*** RECORDS TO USE

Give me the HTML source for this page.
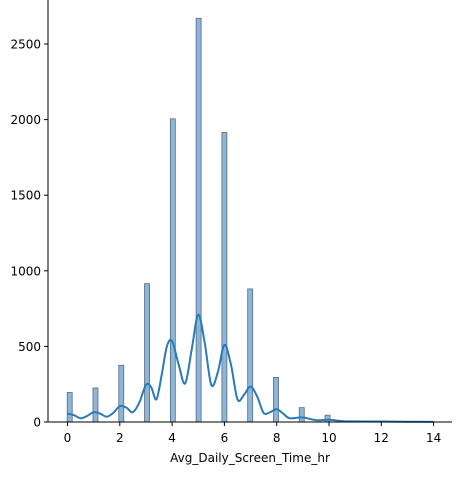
<!DOCTYPE html>
<html><head><meta charset="utf-8"><style>body{margin:0;background:#fff}svg{display:block;font-family:"DejaVu Sans","Liberation Sans",sans-serif}</style></head>
<body>
<svg id="c" width="467" height="480"></svg>
<script>
const binStarts=[0,1,2,3,4,5,6,7,8,9,10,11,12,13];
const counts=[195,225,375,915,2005,2670,1915,880,295,95,45,6,3,2];
const kdeX=[0,0.25,0.5,0.75,1,1.25,1.5,1.75,2,2.25,2.5,2.75,3,3.2,3.4,3.6,3.8,4,4.25,4.5,4.75,5,5.25,5.5,5.75,6,6.25,6.5,6.75,7,7.25,7.5,7.75,8,8.25,8.5,9,9.5,10,10.5,11,12,13,14];
const kdeY=[55,45,25,40,65,55,35,60,105,95,65,130,245,230,150,310,500,535,380,255,480,710,520,245,330,510,380,150,180,235,170,60,65,85,55,25,30,12,15,6,4,3,2,1];
const xTicks=[0,2,4,6,8,10,12,14];
const yTicks=[0,500,1000,1500,2000,2500];
const NS="http://www.w3.org/2000/svg",svg=document.getElementById('c');
const X=v=>67.5+v*26.15, Y=v=>422-v*0.1512;
function el(t,a,p){const e=document.createElementNS(NS,t);for(const k in a)e.setAttribute(k,a[k]);(p||svg).appendChild(e);return e;}
binStarts.forEach((b,i)=>{const r=el('rect',{x:X(b*0.986)-0.3,y:Y(counts[i]),width:5,height:422-Y(counts[i]),fill:'#8cb6d9',stroke:'#5a6a78','stroke-width':0.8});

});
const pts=kdeX.map((x,i)=>[X(x),Y(kdeY[i])]);
let d='M'+pts[0];
for(let i=0;i<pts.length-1;i++){const p0=pts[i-1]||pts[i],p1=pts[i],p2=pts[i+1],p3=pts[i+2]||p2;
d+=` C${p1[0]+(p2[0]-p0[0])/6},${p1[1]+(p2[1]-p0[1])/6} ${p2[0]-(p3[0]-p1[0])/6},${p2[1]-(p3[1]-p1[1])/6} ${p2[0]},${p2[1]}`;}
const k=el('path',{d:d,fill:'none',stroke:'#2a7ab8','stroke-width':2});


el('line',{x1:48,y1:0,x2:48,y2:422,stroke:'#000','stroke-width':1});
el('line',{x1:48,y1:422,x2:452,y2:422,stroke:'#000','stroke-width':1});
xTicks.forEach(t=>{el('line',{x1:X(t),y1:422,x2:X(t),y2:426,stroke:'#000'});const s=el('text',{x:X(t),y:442,'text-anchor':'middle','font-size':12});s.textContent=t;

});
yTicks.forEach(t=>{el('line',{x1:44,y1:Y(t),x2:48,y2:Y(t),stroke:'#000'});const s=el('text',{x:41,y:Y(t)+4.5,'text-anchor':'end','font-size':12});s.textContent=t;

});
const xl=el('text',{x:250,y:462,'text-anchor':'middle','font-size':12});xl.textContent='Avg_Daily_Screen_Time_hr';


</script>
</body></html>
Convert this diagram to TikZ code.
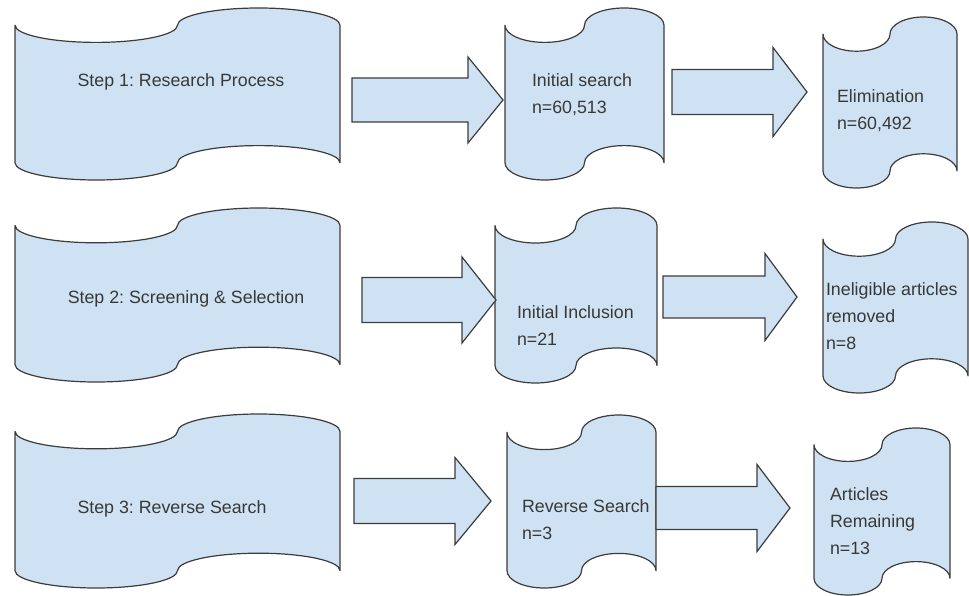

******

▸ **SET EXERCISE**
Transcribe all the data word for word; the images stay out.

▸ **EXERCISE OUTPUT**
Give me the HTML source for this page.
<!DOCTYPE html>
<html><head><meta charset="utf-8"><style>body{margin:0;background:#fff}svg{display:block;font-family:"DejaVu Sans","Liberation Sans",sans-serif}</style></head>
<body>
<svg id="c" width="467" height="480"></svg>
<script>
const binStarts=[0,1,2,3,4,5,6,7,8,9,10,11,12,13];
const counts=[195,225,375,915,2005,2670,1915,880,295,95,45,6,3,2];
const kdeX=[0,0.25,0.5,0.75,1,1.25,1.5,1.75,2,2.25,2.5,2.75,3,3.2,3.4,3.6,3.8,4,4.25,4.5,4.75,5,5.25,5.5,5.75,6,6.25,6.5,6.75,7,7.25,7.5,7.75,8,8.25,8.5,9,9.5,10,10.5,11,12,13,14];
const kdeY=[55,45,25,40,65,55,35,60,105,95,65,130,245,230,150,310,500,535,380,255,480,710,520,245,330,510,380,150,180,235,170,60,65,85,55,25,30,12,15,6,4,3,2,1];
const xTicks=[0,2,4,6,8,10,12,14];
const yTicks=[0,500,1000,1500,2000,2500];
const NS="http://www.w3.org/2000/svg",svg=document.getElementById('c');
const X=v=>67.5+v*26.15, Y=v=>422-v*0.1512;
function el(t,a,p){const e=document.createElementNS(NS,t);for(const k in a)e.setAttribute(k,a[k]);(p||svg).appendChild(e);return e;}
binStarts.forEach((b,i)=>{const r=el('rect',{x:X(b*0.986)-0.3,y:Y(counts[i]),width:5,height:422-Y(counts[i]),fill:'#8cb6d9',stroke:'#5a6a78','stroke-width':0.8});

});
const pts=kdeX.map((x,i)=>[X(x),Y(kdeY[i])]);
let d='M'+pts[0];
for(let i=0;i<pts.length-1;i++){const p0=pts[i-1]||pts[i],p1=pts[i],p2=pts[i+1],p3=pts[i+2]||p2;
d+=` C${p1[0]+(p2[0]-p0[0])/6},${p1[1]+(p2[1]-p0[1])/6} ${p2[0]-(p3[0]-p1[0])/6},${p2[1]-(p3[1]-p1[1])/6} ${p2[0]},${p2[1]}`;}
const k=el('path',{d:d,fill:'none',stroke:'#2a7ab8','stroke-width':2});


el('line',{x1:48,y1:0,x2:48,y2:422,stroke:'#000','stroke-width':1});
el('line',{x1:48,y1:422,x2:452,y2:422,stroke:'#000','stroke-width':1});
xTicks.forEach(t=>{el('line',{x1:X(t),y1:422,x2:X(t),y2:426,stroke:'#000'});const s=el('text',{x:X(t),y:442,'text-anchor':'middle','font-size':12});s.textContent=t;

});
yTicks.forEach(t=>{el('line',{x1:44,y1:Y(t),x2:48,y2:Y(t),stroke:'#000'});const s=el('text',{x:41,y:Y(t)+4.5,'text-anchor':'end','font-size':12});s.textContent=t;

});
const xl=el('text',{x:250,y:462,'text-anchor':'middle','font-size':12});xl.textContent='Avg_Daily_Screen_Time_hr';


</script>
</body></html>
Convert this diagram to TikZ code.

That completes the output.